▶ STATED GOAL
Omit all images. Write out the rest of the material exactly.

--------

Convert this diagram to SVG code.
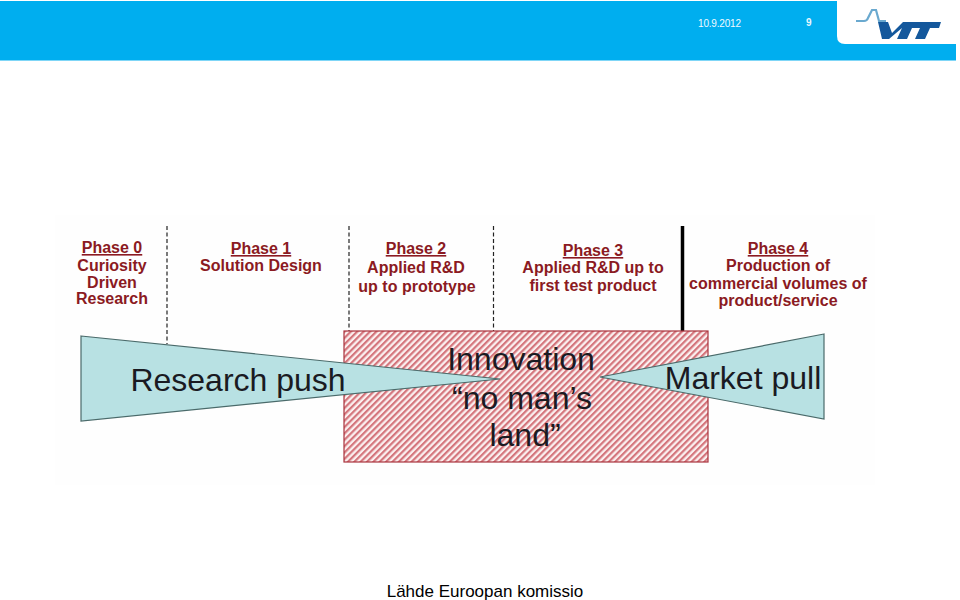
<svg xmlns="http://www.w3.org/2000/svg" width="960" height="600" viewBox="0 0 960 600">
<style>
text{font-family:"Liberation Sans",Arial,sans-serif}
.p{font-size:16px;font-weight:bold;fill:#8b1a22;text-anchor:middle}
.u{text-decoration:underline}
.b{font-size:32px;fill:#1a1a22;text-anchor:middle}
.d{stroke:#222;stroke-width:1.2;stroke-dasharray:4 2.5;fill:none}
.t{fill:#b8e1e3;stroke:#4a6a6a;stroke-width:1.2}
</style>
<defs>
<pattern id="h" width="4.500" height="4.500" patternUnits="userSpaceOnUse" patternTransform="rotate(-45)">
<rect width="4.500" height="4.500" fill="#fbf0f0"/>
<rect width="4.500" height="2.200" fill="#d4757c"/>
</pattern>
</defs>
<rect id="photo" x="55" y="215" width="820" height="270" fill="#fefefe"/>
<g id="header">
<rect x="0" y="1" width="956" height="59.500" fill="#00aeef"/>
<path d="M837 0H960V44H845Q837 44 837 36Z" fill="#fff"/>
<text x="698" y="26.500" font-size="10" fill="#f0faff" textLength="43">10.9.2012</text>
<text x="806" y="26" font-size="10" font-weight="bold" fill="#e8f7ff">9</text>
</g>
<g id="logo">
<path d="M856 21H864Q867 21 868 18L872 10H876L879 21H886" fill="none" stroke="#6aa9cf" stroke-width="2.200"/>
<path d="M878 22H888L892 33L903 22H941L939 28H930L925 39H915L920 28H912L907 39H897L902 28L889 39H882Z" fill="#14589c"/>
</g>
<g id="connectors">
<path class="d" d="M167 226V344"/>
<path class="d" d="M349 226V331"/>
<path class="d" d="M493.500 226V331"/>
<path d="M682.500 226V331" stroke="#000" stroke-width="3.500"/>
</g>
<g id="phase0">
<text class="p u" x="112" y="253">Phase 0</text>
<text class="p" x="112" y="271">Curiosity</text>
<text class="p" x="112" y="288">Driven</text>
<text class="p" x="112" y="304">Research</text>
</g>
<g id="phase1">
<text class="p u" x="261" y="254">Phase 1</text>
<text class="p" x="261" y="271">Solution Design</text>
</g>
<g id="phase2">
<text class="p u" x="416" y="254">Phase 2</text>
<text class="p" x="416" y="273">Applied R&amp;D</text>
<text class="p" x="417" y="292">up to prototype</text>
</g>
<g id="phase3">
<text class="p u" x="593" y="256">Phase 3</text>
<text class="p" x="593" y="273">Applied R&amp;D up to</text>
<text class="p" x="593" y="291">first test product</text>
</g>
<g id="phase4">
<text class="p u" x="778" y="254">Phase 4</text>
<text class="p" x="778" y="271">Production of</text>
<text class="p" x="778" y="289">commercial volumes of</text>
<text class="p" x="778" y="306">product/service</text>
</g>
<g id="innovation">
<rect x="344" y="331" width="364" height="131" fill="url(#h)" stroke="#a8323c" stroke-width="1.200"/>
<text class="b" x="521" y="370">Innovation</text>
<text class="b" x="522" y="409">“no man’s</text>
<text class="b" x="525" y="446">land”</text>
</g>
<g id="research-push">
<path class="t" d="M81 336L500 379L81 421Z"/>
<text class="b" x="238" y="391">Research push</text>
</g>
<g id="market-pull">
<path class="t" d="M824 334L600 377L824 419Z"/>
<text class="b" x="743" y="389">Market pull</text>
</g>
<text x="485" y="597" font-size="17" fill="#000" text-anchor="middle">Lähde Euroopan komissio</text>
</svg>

--------

▶ CORRECT OUTPUT
Convert this diagram to SVG code.
<svg xmlns="http://www.w3.org/2000/svg" width="960" height="600" viewBox="0 0 960 600">
<style>
text{font-family:"Liberation Sans",Arial,sans-serif}
.p{font-size:16px;font-weight:bold;fill:#8b1a22;text-anchor:middle}
.u{text-decoration:underline}
.b{font-size:32px;fill:#1a1a22;text-anchor:middle}
.d{stroke:#222;stroke-width:1.2;stroke-dasharray:4 2.5;fill:none}
.t{fill:#b8e1e3;stroke:#4a6a6a;stroke-width:1.2}
</style>
<defs>
<pattern id="h" width="4.500" height="4.500" patternUnits="userSpaceOnUse" patternTransform="rotate(-45)">
<rect width="4.500" height="4.500" fill="#fbf0f0"/>
<rect width="4.500" height="2.200" fill="#d4757c"/>
</pattern>
</defs>
<rect id="photo" x="55" y="215" width="820" height="270" fill="#fefefe"/>
<g id="header">
<rect x="0" y="1" width="956" height="59.500" fill="#00aeef"/>
<path d="M837 0H960V44H845Q837 44 837 36Z" fill="#fff"/>
<text x="698" y="26.500" font-size="10" fill="#f0faff" textLength="43">10.9.2012</text>
<text x="806" y="26" font-size="10" font-weight="bold" fill="#e8f7ff">9</text>
</g>
<g id="logo">
<path d="M856 21H864Q867 21 868 18L872 10H876L879 21H886" fill="none" stroke="#6aa9cf" stroke-width="2.200"/>
<path d="M878 22H888L892 33L903 22H941L939 28H930L925 39H915L920 28H912L907 39H897L902 28L889 39H882Z" fill="#14589c"/>
</g>
<g id="connectors">
<path class="d" d="M167 226V344"/>
<path class="d" d="M349 226V331"/>
<path class="d" d="M493.500 226V331"/>
<path d="M682.500 226V331" stroke="#000" stroke-width="3.500"/>
</g>
<g id="phase0">
<text class="p u" x="112" y="253">Phase 0</text>
<text class="p" x="112" y="271">Curiosity</text>
<text class="p" x="112" y="288">Driven</text>
<text class="p" x="112" y="304">Research</text>
</g>
<g id="phase1">
<text class="p u" x="261" y="254">Phase 1</text>
<text class="p" x="261" y="271">Solution Design</text>
</g>
<g id="phase2">
<text class="p u" x="416" y="254">Phase 2</text>
<text class="p" x="416" y="273">Applied R&amp;D</text>
<text class="p" x="417" y="292">up to prototype</text>
</g>
<g id="phase3">
<text class="p u" x="593" y="256">Phase 3</text>
<text class="p" x="593" y="273">Applied R&amp;D up to</text>
<text class="p" x="593" y="291">first test product</text>
</g>
<g id="phase4">
<text class="p u" x="778" y="254">Phase 4</text>
<text class="p" x="778" y="271">Production of</text>
<text class="p" x="778" y="289">commercial volumes of</text>
<text class="p" x="778" y="306">product/service</text>
</g>
<g id="innovation">
<rect x="344" y="331" width="364" height="131" fill="url(#h)" stroke="#a8323c" stroke-width="1.200"/>
<text class="b" x="521" y="370">Innovation</text>
<text class="b" x="522" y="409">“no man’s</text>
<text class="b" x="525" y="446">land”</text>
</g>
<g id="research-push">
<path class="t" d="M81 336L500 379L81 421Z"/>
<text class="b" x="238" y="391">Research push</text>
</g>
<g id="market-pull">
<path class="t" d="M824 334L600 377L824 419Z"/>
<text class="b" x="743" y="389">Market pull</text>
</g>
<text x="485" y="597" font-size="17" fill="#000" text-anchor="middle">Lähde Euroopan komissio</text>
</svg>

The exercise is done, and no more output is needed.